Technology cheerleaders like Rod Drury think that broadband is a silver bullet. He thinks that with faster internet hordes of “knowledge workers” will descend on New Zealand to take a 50% salary cut because there are no mountain bikes in California. State subsidised internet connections will surely help out Drury’s software-as-a-service business venture and perhaps many like it. Surely, then, if the idea is such a sure-fire winner, Drury – a man of not insubstantial means – could pay for his own internet connection.

If it was such a stunning investment you wouldn’t need to steal the money to pay for it.

* * Read Bernard Darnton’s column here every Thursday * *

8 comments:

Russell said...

Tell me please techi folk out there, how far off is a new way of doing things that supercedes broadband? I wager (not that I know anything about such things) that by the time they finish installing this stuff that it will be on the way to being obsolete - could I be right?

Anonymous said...

This blog is like Saturday night at the wailing wall.

Clunking Fist said...

"there are no mountain bikes in California" chortle. But there IS no winter in California: Californicans that come here are shocked to discover that we have winter.

Greig McGill said...

Russell: Not really. Fibre is just a medium. It doesn't dictate the protocols you use it for. That's a little like asking if roads will be superseded soon. I mean, it's possible, but highly unlikely. Broadband just means "lots of data at once". It's become a meaningless marketing term unfortunately, and people have started to think that it is a specific type of technology. Fibre provides the largest practical "pipe" (or, series of tubes! ;) for sending lots of data at once - delivering a broad band of data. I'm sure that there will be more effective ways of utilising that medium when it hits capacity, much as we saw with DSL technology getting a ton of extra capacity out of copper.

Anonymous: Great contribution there.

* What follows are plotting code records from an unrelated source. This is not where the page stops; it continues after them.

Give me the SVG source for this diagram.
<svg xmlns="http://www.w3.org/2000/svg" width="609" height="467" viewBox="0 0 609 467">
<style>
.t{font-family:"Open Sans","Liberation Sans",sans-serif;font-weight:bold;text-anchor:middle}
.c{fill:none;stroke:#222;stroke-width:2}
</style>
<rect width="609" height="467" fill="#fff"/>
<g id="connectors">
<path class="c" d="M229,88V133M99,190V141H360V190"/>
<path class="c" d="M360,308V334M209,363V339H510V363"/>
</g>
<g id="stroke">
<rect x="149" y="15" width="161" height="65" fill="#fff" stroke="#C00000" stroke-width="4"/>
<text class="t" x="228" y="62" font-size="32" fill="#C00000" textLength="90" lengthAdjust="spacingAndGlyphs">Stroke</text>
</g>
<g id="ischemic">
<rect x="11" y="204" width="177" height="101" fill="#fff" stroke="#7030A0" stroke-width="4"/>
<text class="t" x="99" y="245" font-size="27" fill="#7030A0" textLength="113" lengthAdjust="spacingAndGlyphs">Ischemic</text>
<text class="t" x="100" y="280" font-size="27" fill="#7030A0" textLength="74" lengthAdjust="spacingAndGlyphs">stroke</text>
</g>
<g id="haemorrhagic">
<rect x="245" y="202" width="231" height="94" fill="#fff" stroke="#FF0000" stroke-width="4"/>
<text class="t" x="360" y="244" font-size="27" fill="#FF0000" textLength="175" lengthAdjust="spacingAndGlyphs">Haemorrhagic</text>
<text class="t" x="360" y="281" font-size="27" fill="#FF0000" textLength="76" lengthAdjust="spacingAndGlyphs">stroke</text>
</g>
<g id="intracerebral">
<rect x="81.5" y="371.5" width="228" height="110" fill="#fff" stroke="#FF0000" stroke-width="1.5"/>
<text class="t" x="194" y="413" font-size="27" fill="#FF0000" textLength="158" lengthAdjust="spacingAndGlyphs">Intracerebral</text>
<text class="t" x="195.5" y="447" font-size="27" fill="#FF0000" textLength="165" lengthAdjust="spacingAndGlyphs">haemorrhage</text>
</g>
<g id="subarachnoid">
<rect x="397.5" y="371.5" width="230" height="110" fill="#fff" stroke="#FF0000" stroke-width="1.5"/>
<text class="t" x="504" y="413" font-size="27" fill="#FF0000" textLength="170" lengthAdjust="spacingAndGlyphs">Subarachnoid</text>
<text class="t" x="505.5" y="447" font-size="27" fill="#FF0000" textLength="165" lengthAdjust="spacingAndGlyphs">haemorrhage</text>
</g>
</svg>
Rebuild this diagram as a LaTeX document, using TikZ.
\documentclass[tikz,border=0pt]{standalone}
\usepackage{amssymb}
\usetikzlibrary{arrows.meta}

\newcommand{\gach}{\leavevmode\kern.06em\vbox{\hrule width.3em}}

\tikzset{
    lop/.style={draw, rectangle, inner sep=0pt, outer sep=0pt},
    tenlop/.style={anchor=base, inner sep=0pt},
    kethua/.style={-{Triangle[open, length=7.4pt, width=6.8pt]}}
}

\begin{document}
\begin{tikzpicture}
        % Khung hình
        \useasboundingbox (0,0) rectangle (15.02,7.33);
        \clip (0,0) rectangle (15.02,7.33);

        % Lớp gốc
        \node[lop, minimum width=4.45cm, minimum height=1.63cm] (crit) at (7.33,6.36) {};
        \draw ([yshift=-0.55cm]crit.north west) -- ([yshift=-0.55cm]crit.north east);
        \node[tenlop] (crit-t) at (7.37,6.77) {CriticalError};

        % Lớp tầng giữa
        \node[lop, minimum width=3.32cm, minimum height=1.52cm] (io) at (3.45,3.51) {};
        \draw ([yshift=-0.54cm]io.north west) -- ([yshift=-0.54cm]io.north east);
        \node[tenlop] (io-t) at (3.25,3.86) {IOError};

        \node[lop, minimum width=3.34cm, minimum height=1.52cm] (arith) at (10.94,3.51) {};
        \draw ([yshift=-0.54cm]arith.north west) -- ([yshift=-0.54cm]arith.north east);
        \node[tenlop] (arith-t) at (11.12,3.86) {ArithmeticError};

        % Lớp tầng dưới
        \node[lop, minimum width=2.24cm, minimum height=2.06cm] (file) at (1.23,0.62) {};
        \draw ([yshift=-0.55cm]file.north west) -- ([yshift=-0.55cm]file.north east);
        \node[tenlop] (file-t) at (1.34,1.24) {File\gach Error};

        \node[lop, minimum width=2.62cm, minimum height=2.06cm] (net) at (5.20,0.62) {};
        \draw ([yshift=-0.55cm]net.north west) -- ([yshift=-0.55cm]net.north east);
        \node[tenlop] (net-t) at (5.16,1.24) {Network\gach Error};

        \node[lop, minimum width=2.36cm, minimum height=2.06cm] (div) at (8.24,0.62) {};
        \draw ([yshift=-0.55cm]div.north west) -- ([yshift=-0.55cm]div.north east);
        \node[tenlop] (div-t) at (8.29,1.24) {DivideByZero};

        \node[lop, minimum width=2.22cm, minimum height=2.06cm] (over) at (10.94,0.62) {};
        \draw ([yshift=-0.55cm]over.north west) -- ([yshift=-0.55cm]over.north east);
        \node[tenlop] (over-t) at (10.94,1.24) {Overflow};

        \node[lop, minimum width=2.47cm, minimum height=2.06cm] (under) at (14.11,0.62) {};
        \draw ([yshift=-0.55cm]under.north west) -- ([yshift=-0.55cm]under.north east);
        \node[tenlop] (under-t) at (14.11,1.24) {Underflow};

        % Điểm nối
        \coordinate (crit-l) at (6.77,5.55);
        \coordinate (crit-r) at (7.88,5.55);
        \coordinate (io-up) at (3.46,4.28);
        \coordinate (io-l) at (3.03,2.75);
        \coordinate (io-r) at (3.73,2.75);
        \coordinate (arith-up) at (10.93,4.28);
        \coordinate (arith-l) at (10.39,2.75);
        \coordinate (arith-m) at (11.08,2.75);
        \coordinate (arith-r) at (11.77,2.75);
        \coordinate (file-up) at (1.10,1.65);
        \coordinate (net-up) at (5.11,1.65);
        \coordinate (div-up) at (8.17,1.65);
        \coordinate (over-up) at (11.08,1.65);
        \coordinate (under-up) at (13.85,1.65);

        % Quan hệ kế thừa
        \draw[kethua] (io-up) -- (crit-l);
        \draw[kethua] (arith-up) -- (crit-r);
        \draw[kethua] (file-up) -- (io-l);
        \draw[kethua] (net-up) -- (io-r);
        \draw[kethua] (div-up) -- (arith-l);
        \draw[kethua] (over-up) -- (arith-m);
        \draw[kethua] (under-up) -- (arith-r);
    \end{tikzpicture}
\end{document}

I'm sure you have plenty to offer?

Russell said...

Cheers Greig, I'm going on to netsmart shortly which requires me to hook up to an aerial, how is that related?

Jade said...

Russell: The beauty of the internet is that you can connect using tons of different ways in order to transport info, kind of like posting a package: by car, by bike, by train, by plane, it doesn't matter as long as it gets to you.

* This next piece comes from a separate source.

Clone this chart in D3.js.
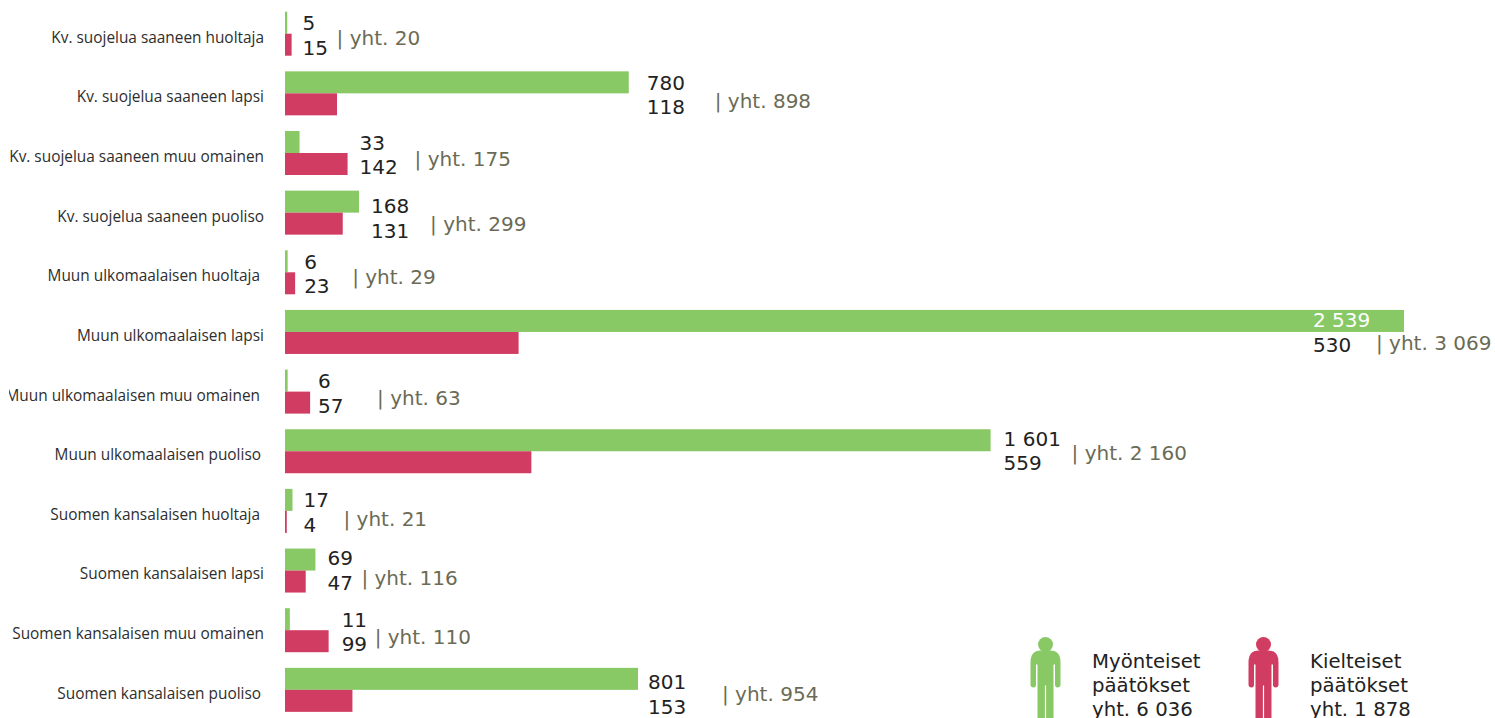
<!DOCTYPE html>
<html lang="fi">
<head>
<meta charset="utf-8">
<script src="https://cdn.jsdelivr.net/npm/d3@7"></script>
<style>
  html, body { margin: 0; padding: 0; background: #fff; overflow: hidden; }
  .num { font-family: "DejaVu Sans", sans-serif; font-size: 20px; }
  .legend .num { font-size: 19.7px; }
  .cat text { font-family: "Open Sans", sans-serif; font-size: 15.4px; fill: #2e2e2e; }
</style>
</head>
<body>
<div id="chart"></div>
<script>
// Values
const categories = [
  "Kv. suojelua saaneen huoltaja",
  "Kv. suojelua saaneen lapsi",
  "Kv. suojelua saaneen muu omainen",
  "Kv. suojelua saaneen puoliso",
  "Muun ulkomaalaisen huoltaja",
  "Muun ulkomaalaisen lapsi",
  "Muun ulkomaalaisen muu omainen",
  "Muun ulkomaalaisen puoliso",
  "Suomen kansalaisen huoltaja",
  "Suomen kansalaisen lapsi",
  "Suomen kansalaisen muu omainen",
  "Suomen kansalaisen puoliso"
];
const approved = [5, 780, 33, 168, 6, 2539, 6, 1601, 17, 69, 11, 801];
const rejected = [15, 118, 142, 131, 23, 530, 57, 559, 4, 47, 99, 153];
const totals = [20, 898, 175, 299, 29, 3069, 63, 2160, 21, 116, 110, 954];
const legendLabels = ["Myönteiset", "Kielteiset"];
const legendTotals = [6036, 1878];

// Hand placed labels in the original, so the gaps are per row
const valueGap = [11, 18, 12, 12, 9, -91, 8, 13, 11, 12, 13, 10];
const totalGap = [34, 68, 55, 59, 48, 63, 59, 68, 40, 34, 33, 74];
const labelShift = [0, 0, 0, 4, 0, -1, 0, -2, 0, -2, 0, 3];
const totalDy = [33, 37, 35, 36, 34, 41, 35, 33, 37, 38, 36, 30];
const catRight = [264, 264, 264, 264, 260, 264, 260, 261, 260, 264, 264, 261];

const width = 1495, height = 718;
const green = "#88c966", red = "#d13c62";
const fmt = n => d3.format(",")(n).replace(/,/g, "\u00a0");

const svg = d3.select("#chart").append("svg")
  .attr("width", width)
  .attr("height", height)
  .style("display", "block");

// One category label is cut at the left in the original
svg.append("clipPath").attr("id", "cat-clip")
  .append("rect")
  .attr("x", 9).attr("y", 0)
  .attr("width", 276).attr("height", height);

const xScale = d3.scaleLinear()
  .domain([0, 2539])
  .range([285, 1404]);

const yScale = d3.scaleBand()
  .domain(categories)
  .range([11.7, 711.85])
  .paddingInner(0.2624);

const seriesScale = d3.scaleBand()
  .domain(["approved", "rejected"])
  .range([0, yScale.bandwidth()]);

const rows = categories.map((c, i) => ({
  category: c, i,
  approved: approved[i],
  rejected: rejected[i],
  total: totals[i]
}));

// Category labels
const catAxis = svg.append("g")
  .attr("clip-path", "url(#cat-clip)")
  .append("g")
  .attr("class", "cat")
  .attr("transform", "translate(264,0)")
  .call(d3.axisLeft(yScale).tickSize(0).tickPadding(0));
catAxis.select(".domain").remove();
catAxis.selectAll("text")
  .attr("x", (d, i) => catRight[i] - 264)
  .attr("dy", "0.32em")
  .attr("y", 4);

// Bars
const row = svg.selectAll(".row")
  .data(rows)
  .join("g")
  .attr("class", "row")
  .attr("transform", d => `translate(0,${yScale(d.category)})`);

row.append("rect")
  .attr("x", xScale(0))
  .attr("y", seriesScale("approved"))
  .attr("width", d => xScale(d.approved) - xScale(0))
  .attr("height", seriesScale.bandwidth())
  .attr("fill", green);

row.append("rect")
  .attr("x", xScale(0))
  .attr("y", seriesScale("rejected"))
  .attr("width", d => xScale(d.rejected) - xScale(0))
  .attr("height", seriesScale.bandwidth())
  .attr("fill", red);

// Value labels
const labelX = d => xScale(Math.max(d.approved, d.rejected)) + valueGap[d.i];

row.append("text")
  .attr("class", "num")
  .attr("x", labelX)
  .attr("y", d => 18.5 + labelShift[d.i])
  .attr("fill", d => valueGap[d.i] < 0 ? "#fff" : "#222")
  .text(d => fmt(d.approved));

row.append("text")
  .attr("class", "num")
  .attr("x", labelX)
  .attr("y", d => 43 + labelShift[d.i])
  .attr("fill", "#222")
  .text(d => fmt(d.rejected));

row.append("text")
  .attr("class", "num")
  .attr("x", d => labelX(d) + totalGap[d.i])
  .attr("y", d => totalDy[d.i] + labelShift[d.i])
  .attr("fill", "#6b6b55")
  .text(d => `| yht. ${fmt(d.total)}`);

// Legend
const legend = svg.selectAll(".legend")
  .data(legendLabels.map((label, i) => ({ label, total: legendTotals[i], color: [green, red][i] })))
  .join("g")
  .attr("class", "legend")
  .attr("transform", (d, i) => `translate(${1045.5 + i * 218},644.5)`);

legend.append("circle")
  .attr("r", 7.5)
  .attr("fill", d => d.color);

legend.append("path")
  .attr("d", "M-15,18 Q-15,6 -5,6 L5,6 Q15,6 15,18 L15,40 Q15,43 12,43 Q9.5,43 9.5,40 L9.5,20 L8,20 L8,80 L0.6,80 L0.6,41 L-0.6,41 L-0.6,80 L-8,80 L-8,20 L-9.5,20 L-9.5,40 Q-9.5,43 -12,43 Q-15,43 -15,40 Z")
  .attr("fill", d => d.color);

const legendText = legend.append("text")
  .attr("class", "num")
  .attr("fill", "#222");

legendText.append("tspan").attr("x", 46.5).attr("y", 23.5).text(d => d.label);
legendText.append("tspan").attr("x", 46.5).attr("y", 47.5).text("päätökset");
legendText.append("tspan").attr("x", 46.5).attr("y", 71.5).text(d => `yht. ${fmt(d.total)}`);
</script>
</body>
</html>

Fibre is the equivalent to building an uber-fast-autobahn, it can take anything from Ladas to Lamborghinis. But like this, it doesn't make much economic sense to build an autobahn up to every Lada owner's driveway...

Anonymous said...

I been interested in a NZ company that has developed a wireless Fractal Mesh Network for internet and other uses.

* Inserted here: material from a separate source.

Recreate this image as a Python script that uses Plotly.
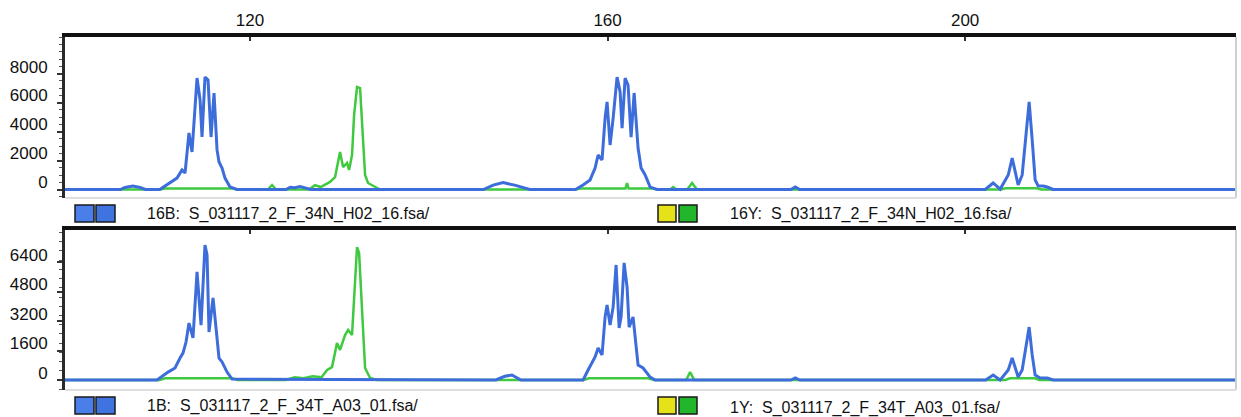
import plotly.graph_objects as go

# ---------------- data (size in bp, signal in RFU) ----------------
x_tick_vals = [120, 160, 200]
top_y_ticks = [0, 2000, 4000, 6000, 8000]
bot_y_ticks = [0, 1600, 3200, 4800, 6400]

top_blue_size = [99.3, 105.5, 106.0, 106.9, 107.7, 108.3, 109.9, 111.05, 111.83, 112.39, 112.73,
                 113.17, 113.51, 114.07, 114.41, 114.63, 114.96, 115.30, 115.64, 115.97, 116.31,
                 116.53, 116.87, 117.20, 117.76, 118.55, 124.0, 124.5, 125.0, 125.6, 126.2, 126.8,
                 146.1, 147.2, 148.3, 149.6, 151.3, 156.4, 157.26, 158.04, 158.60, 158.94, 159.38,
                 159.72, 159.94, 160.28, 160.62, 161.06, 161.40, 161.62, 161.96, 162.29, 162.63,
                 162.97, 163.41, 163.75, 164.20, 164.76, 165.54, 180.5, 181.0, 181.5, 202.24,
                 203.13, 203.92, 204.82, 205.26, 205.59, 205.93, 206.38, 206.82, 207.16, 207.50,
                 207.83, 208.17, 208.73, 209.18, 209.85, 230.3]
top_blue_rfu = [0, 0, 140, 240, 140, 0, 0, 450, 790, 1350, 1140, 3900, 2590, 7690, 6180, 3620,
                7760, 7560, 3620, 6660, 2730, 1900, 1480, 790, 170, 0, 0, 150, 120, 200, 100, 0,
                0, 300, 480, 300, 0, 0, 310, 660, 1480, 2380, 2040, 4930, 6040, 3070, 4930, 7760,
                6730, 4240, 7690, 7210, 3620, 6660, 2860, 1480, 1000, 170, 0, 0, 170, 0, 0, 450,
                30, 1000, 2170, 1350, 310, 1000, 4100, 6040, 3420, 660, 240, 240, 170, 0, 0]

top_green_size = [99.3, 109.9, 110.5, 118.0, 118.6, 122.0, 122.46, 122.9, 126.6, 127.27, 127.9,
                  128.95, 129.51, 130.07, 130.41, 130.85, 131.08, 131.41, 131.64, 131.97, 132.31,
                  132.64, 132.87, 133.20, 134.21, 134.55, 156.4, 157.0, 162.0, 162.18, 162.35,
                  165.0, 165.6, 167.0, 167.33, 167.7, 168.9, 169.45, 170.0, 204.0, 204.5, 208.0,
                  208.5, 230.3]
top_green_rfu = [0, 0, 70, 70, 0, 0, 310, 0, 0, 300, 170, 520, 860, 2590, 1550, 1830, 1350, 2380,
                 5140, 7070, 7000, 3280, 1000, 450, 100, 0, 0, 70, 70, 450, 70, 70, 0, 0, 170, 0,
                 0, 450, 0, 0, 80, 80, 0, 0]

bot_blue_size = [99.3, 109.6, 110.83, 111.61, 112.17, 112.50, 112.84, 113.17, 113.62, 114.07,
                 114.52, 114.96, 115.19, 115.41, 115.86, 116.20, 116.53, 116.87, 117.43, 117.99,
                 147.5, 148.5, 149.3, 150.3, 157.26, 157.82, 158.60, 158.94, 159.38, 159.72,
                 159.94, 160.28, 160.62, 160.95, 161.29, 161.51, 161.85, 162.18, 162.41, 162.85,
                 163.19, 163.41, 163.97, 164.76, 165.31, 180.5, 181.0, 181.5, 202.3, 203.13,
                 203.92, 204.82, 205.26, 205.59, 205.93, 206.38, 206.82, 207.16, 207.50, 207.83,
                 208.40, 209.18, 209.85, 230.3]
bot_blue_rfu = [0, 0, 430, 650, 1190, 1460, 2060, 3090, 2280, 5860, 2980, 7320, 6780, 2600, 4450,
                2710, 1190, 980, 430, 50, 0, 200, 270, 0, 0, 540, 1250, 1740, 1360, 3420, 4070,
                2980, 3960, 6240, 2820, 3420, 6350, 5040, 2870, 3420, 2010, 810, 650, 160, 0, 0,
                110, 0, 0, 270, 0, 540, 1190, 650, 160, 540, 1900, 2870, 1360, 270, 110, 110, 0, 0]

bot_green_size = [99.3, 109.9, 110.5, 118.0, 118.6, 124.0, 125.0, 126.0, 127.0, 128.0, 128.62,
                  129.17, 129.73, 130.07, 130.63, 130.97, 131.41, 131.64, 131.97, 132.20, 132.53,
                  132.87, 133.43, 134.21, 157.3, 157.9, 164.5, 165.2, 168.8, 169.23, 169.7, 204.5,
                  205.0, 207.8, 208.3, 230.3]
bot_green_rfu = [0, 0, 90, 90, 0, 0, 150, 100, 200, 150, 540, 700, 2010, 1630, 2440, 2710, 2440,
                 4230, 7210, 6890, 3900, 650, 110, 0, 0, 90, 90, 0, 0, 430, 0, 0, 90, 90, 0, 0]

legend_texts = ["16B:  S_031117_2_F_34N_H02_16.fsa/", "16Y:  S_031117_2_F_34N_H02_16.fsa/",
                "1B:  S_031117_2_F_34T_A03_01.fsa/", "1Y:  S_031117_2_F_34T_A03_01.fsa/"]

# ---------------- styling ----------------
W, H = 1241, 417
FONT = "Liberation Sans, Arial, sans-serif"
BLUE = "#3d6ddb"
GREEN = "#3fc93f"

def px_x(p):
    return p / W

def px_y(p):
    return 1 - p / H

fig = go.Figure()

fig.add_trace(go.Scatter(x=top_green_size, y=top_green_rfu, mode="lines",
                         line=dict(color=GREEN, width=2.5), xaxis="x", yaxis="y",
                         showlegend=False, hoverinfo="skip"))
fig.add_trace(go.Scatter(x=top_blue_size, y=top_blue_rfu, mode="lines",
                         line=dict(color=BLUE, width=3), xaxis="x", yaxis="y",
                         showlegend=False, hoverinfo="skip"))
fig.add_trace(go.Scatter(x=bot_green_size, y=bot_green_rfu, mode="lines",
                         line=dict(color=GREEN, width=2.5), xaxis="x2", yaxis="y2",
                         showlegend=False, hoverinfo="skip"))
fig.add_trace(go.Scatter(x=bot_blue_size, y=bot_blue_rfu, mode="lines",
                         line=dict(color=BLUE, width=3), xaxis="x2", yaxis="y2",
                         showlegend=False, hoverinfo="skip"))

xdom = [px_x(65), px_x(1236)]
top_dom = [px_y(198), px_y(37)]
bot_dom = [px_y(390), px_y(230)]
xrange = [99.3, 230.3]

common_x = dict(range=xrange, domain=xdom, side="top", showline=True, linecolor="#111111",
                linewidth=4, showgrid=False, zeroline=False, tickvals=x_tick_vals,
                ticks="inside", ticklen=4, tickwidth=2, tickcolor="#333333")
common_y = dict(showline=True, linecolor="#2a2a2a", linewidth=3, showgrid=False,
                zeroline=False, ticks="outside", ticklen=5, tickwidth=2, tickcolor="#333333",
                ticklabelshift=-7, ticklabelstandoff=6,
                tickfont=dict(family=FONT, size=17, color="#111111"),
                minor=dict(ticks="outside", ticklen=3, tickwidth=1, tickcolor="#555555", nticks=5))

fig.update_layout(
    width=W, height=H, autosize=False,
    margin=dict(l=0, r=0, t=0, b=0),
    paper_bgcolor="white", plot_bgcolor="white",
    font=dict(family=FONT, size=16, color="#111111"),
    xaxis=dict(common_x, anchor="y", tickfont=dict(family=FONT, size=17, color="#111111")),
    yaxis=dict(common_y, domain=top_dom, anchor="x", range=[-586, 10522], tickvals=top_y_ticks),
    xaxis2=dict(common_x, anchor="y2", matches="x", showticklabels=False),
    yaxis2=dict(common_y, domain=bot_dom, anchor="x2", range=[-542, 8136], tickvals=bot_y_ticks),
)

shapes = []
# light right / bottom frame of each panel
for xr, yr in (("x domain", "y domain"), ("x2 domain", "y2 domain")):
    shapes.append(dict(type="line", xref=xr, yref=yr, x0=1, x1=1, y0=0, y1=1,
                       line=dict(color="#cfcfcf", width=2)))
    shapes.append(dict(type="line", xref=xr, yref=yr, x0=0, x1=1, y0=0, y1=0,
                       line=dict(color="#dedede", width=2)))

# legend swatches (dye colour boxes)
def swatch(x0, x1, y0, y1, color):
    shapes.append(dict(type="rect", xref="paper", yref="paper",
                       x0=px_x(x0), x1=px_x(x1), y0=px_y(y1), y1=px_y(y0),
                       fillcolor=color, line=dict(color="#1a1a1a", width=1.5)))

for ytop, ybot in ((205, 222), (397, 414)):
    swatch(75, 94, ytop, ybot, "#4a7ee8")
    swatch(96, 115, ytop, ybot, "#3f74e0")
    swatch(658, 676, ytop, ybot, "#e6e21a")
    swatch(679, 697, ytop, ybot, "#22b62c")

fig.update_layout(shapes=shapes)

annots = []
for text, xp, yp in ((legend_texts[0], 145, 214), (legend_texts[1], 728, 214),
                     (legend_texts[2], 145, 406), (legend_texts[3], 728, 408)):
    annots.append(dict(text=text, xref="paper", yref="paper", x=px_x(xp), y=px_y(yp),
                       xanchor="left", yanchor="middle", showarrow=False,
                       font=dict(family=FONT, size=16, color="#111111")))
fig.update_layout(annotations=annots)

fig.write_html("out.html", config={"displayModeBar": False, "staticPlot": True},
               post_script="document.body.style.margin='0';document.body.style.padding='0';")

I would appreciate hearing from techo's what their take on this approach to data transfer. It seems more logical having an expandable wireless network rather than mole-plowing fibre-optic cable up every driveway in the country.

Answers in plain English please.

George

Greig McGill said...

Russell: Wireless connections are another way of providing that "cable" to you so that your ISP can deliver data. Due to a ton of factors far more technical than you'd ever care about, wireless is a lot more limited in total capacity than fibre. Latency (time between asking for data and getting it) tends to be higher also, but we're talking in the order of milliseconds, so unless you're a dedicated gamer (caring about pings and frags :) it won't matter to you.

Right, I'll stop trying to turn this into "Ask A Nerd" now. ;) I return you to your regularly scheduled trolls by anonymous users.